No entanto a mãe do Serifo já morreu e depois de a mãe falecer ele devia fazer a cerimónia de lavagem do corpo Gduba. É essa a razão pela qual ele não se anda a sentir bem. A mãe era de etnia biafada e o pai da etnia mandiga. Se perguntarmos ao Serifo qual a sua etnia diz, em primeiro lugar, que é biafada mas segue as tradições de ambas as etnias.

Segundo a etnia biafada há sempre um contrato entre cada pessoa e o dono do mato, o Sacalá,e quando morre algum familiar como o pai ou a mãe é necessário o sacrifício de alguns animais para dar o seu sangue ao Sacalá, sob pena de as pessoas que não fizerem essa cerimónia virem a ter problemas de saúde ou quaisquer outros azares. Todas as pessoas têm que promover essa cerimónia quando se encontram numa dessas situações e nem a falta de condições económicas, para comprar, por exemplo, os animais, pode ser obstáculo.

O Serifo partiu e durante vários dias não havia notícias dele. A minha mente, incapaz por vezes de compreender culturas tão diferentes, levavam-me a pensar que talvez o Serifo estivesse doente e que seria melhor ter tentado convencê-lo a ir ao médico, ou até que o próprio Serifo já ultrapassava em alguns anos a esperança média de vida dada aos homens deste país (o seu pai é uma excepção raríssima); e se ele estivesse mesmo doente? De vez em quando, de manhã ao chegar à faculdade, perguntava ao Saliu: “O Serifo já voltou do Sul?”, “Alguém teve notícias do Serifo?”. Nada.

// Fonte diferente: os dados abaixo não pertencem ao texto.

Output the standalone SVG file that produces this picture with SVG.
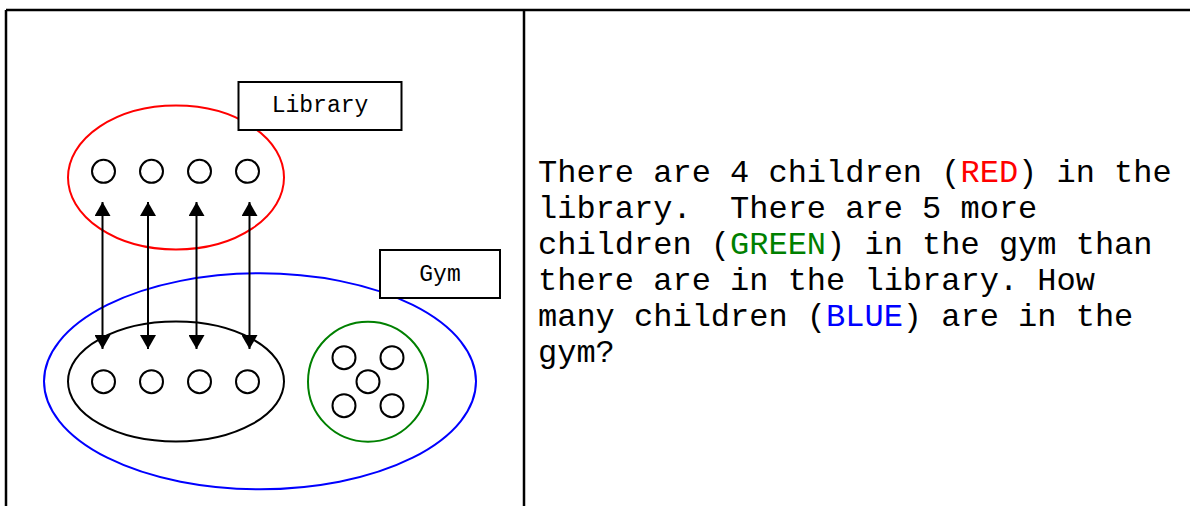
<svg xmlns="http://www.w3.org/2000/svg" width="1190" height="506" viewBox="0 0 1190 506">
<defs>
<marker id="ah" viewBox="0 0 14 16" refX="14" refY="8" markerWidth="14" markerHeight="16" markerUnits="userSpaceOnUse" orient="auto-start-reverse">
<path d="M0,0 L14,8 L0,16 Z" fill="#000"/>
</marker>
</defs>
<style>
.kid{fill:none;stroke:#000;stroke-width:2}
.lbl{fill:#fff;stroke:#000;stroke-width:2}
.lt{font-family:"Liberation Mono","Courier New",monospace;font-size:23px;fill:#000;text-anchor:middle}
.body{font-family:"Liberation Mono","Courier New",monospace;font-size:32px;fill:#000}
.conn{stroke:#000;stroke-width:2;fill:none}
</style>
<rect width="1190" height="506" fill="#fff"/>
<g id="frame" stroke="#000" stroke-width="2.5" fill="none">
<line x1="6" y1="10" x2="1190" y2="10"/>
<line x1="6" y1="10" x2="6" y2="506"/>
<line x1="524" y1="10" x2="524" y2="506"/>
</g>
<g id="library-set">
<ellipse cx="176" cy="177.5" rx="108" ry="72" fill="none" stroke="#f00" stroke-width="2"/>
<circle class="kid" cx="103.5" cy="171.3" r="11.5"/>
<circle class="kid" cx="151.5" cy="171.3" r="11.5"/>
<circle class="kid" cx="199.5" cy="171.3" r="11.5"/>
<circle class="kid" cx="247.5" cy="171.3" r="11.5"/>
</g>
<g id="library-label">
<rect class="lbl" x="238.5" y="82" width="163" height="48"/>
<text class="lt" x="320" y="112">Library</text>
</g>
<g id="gym-set">
<ellipse cx="260" cy="381.3" rx="216" ry="108" fill="none" stroke="#00f" stroke-width="2"/>
</g>
<g id="gym-label">
<rect class="lbl" x="380" y="250" width="120" height="48"/>
<text class="lt" x="440" y="281">Gym</text>
</g>
<g id="matched-set">
<ellipse cx="176" cy="381.5" rx="108" ry="60" fill="none" stroke="#000" stroke-width="2"/>
<circle class="kid" cx="103.5" cy="381.7" r="11.5"/>
<circle class="kid" cx="151.5" cy="381.7" r="11.5"/>
<circle class="kid" cx="199.5" cy="381.7" r="11.5"/>
<circle class="kid" cx="247.5" cy="381.7" r="11.5"/>
</g>
<g id="extra-set">
<circle cx="368" cy="381.7" r="60" fill="none" stroke="#008000" stroke-width="2"/>
<circle class="kid" cx="344" cy="357.7" r="11.5"/>
<circle class="kid" cx="392" cy="357.7" r="11.5"/>
<circle class="kid" cx="368" cy="381.7" r="11.5"/>
<circle class="kid" cx="344" cy="405.7" r="11.5"/>
<circle class="kid" cx="392" cy="405.7" r="11.5"/>
</g>
<g id="connectors">
<line class="conn" x1="102.5" y1="202" x2="102.5" y2="349" marker-start="url(#ah)" marker-end="url(#ah)"/>
<line class="conn" x1="148" y1="202" x2="148" y2="349" marker-start="url(#ah)" marker-end="url(#ah)"/>
<line class="conn" x1="196.5" y1="202" x2="196.5" y2="349" marker-start="url(#ah)" marker-end="url(#ah)"/>
<line class="conn" x1="249.5" y1="202" x2="249.5" y2="349" marker-start="url(#ah)" marker-end="url(#ah)"/>
</g>
<g id="problem-text" class="body">
<text x="538" y="182">There are 4 children (<tspan fill="#f00">RED</tspan>) in the</text>
<text x="538" y="218" xml:space="preserve">library.  There are 5 more</text>
<text x="538" y="254">children (<tspan fill="#008000">GREEN</tspan>) in the gym than</text>
<text x="538" y="290">there are in the library. How</text>
<text x="538" y="326">many children (<tspan fill="#00f">BLUE</tspan>) are in the</text>
<text x="538" y="362">gym?</text>
</g>
</svg>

E um dia o Serifo voltou: muito bem-disposto, com melhor aspecto, parecia um homem novo. Vinha feliz, satisfeito, aliviado. Tinha cumprido o seu dever.

O Serifo é guarda de dia na FDB há quase cinco anos, veio substituir o Vicente quando este faleceu. Como ele fazia, liga e desliga o gerador, abre e fecha as portas das salas, leva e traz os livros de sumários, ajudando o seu grande amigo Saliu, e por vezes aparecem outras coisas para fazer. Antes trabalhou num projecto da cooperação holandesa de abastecimento de água. “Acabou o projecto”, lamenta, pois diz: “ganhava bem”. Mas a grande surpresa foi descobrir recentemente que o Serifo foi vocalista na primeira “orquestra” da Guiné-Bissau, os Cobiana Djazz, grupo fundado por José Carlos Schwarz, que depois fundou também os Super Mamma Djombo, dizendo-se portanto que este segundo grupo, hoje mais famoso, teve origem no primeiro.

Quando lhe disse que ia escrever sobre ele perguntei-lhe se teria alguma coisa para dizer a alguém, talvez aos meus colegas que estiveram neste projecto (FDB). Ri-se, mas depois começa a desbobinar. Muito teria para dizer mas resume-se a: “ainda tenho as sapatilhas que o Dr. João me deixou mas se ele pudesse mandar outras.” Agora rio-me eu. E termina dizendo mantenhas (em crioulo) ou abarca (em mandiga) ou numbara (em biafada) para os doutores João, Ataíde, Mónica e Cláudia.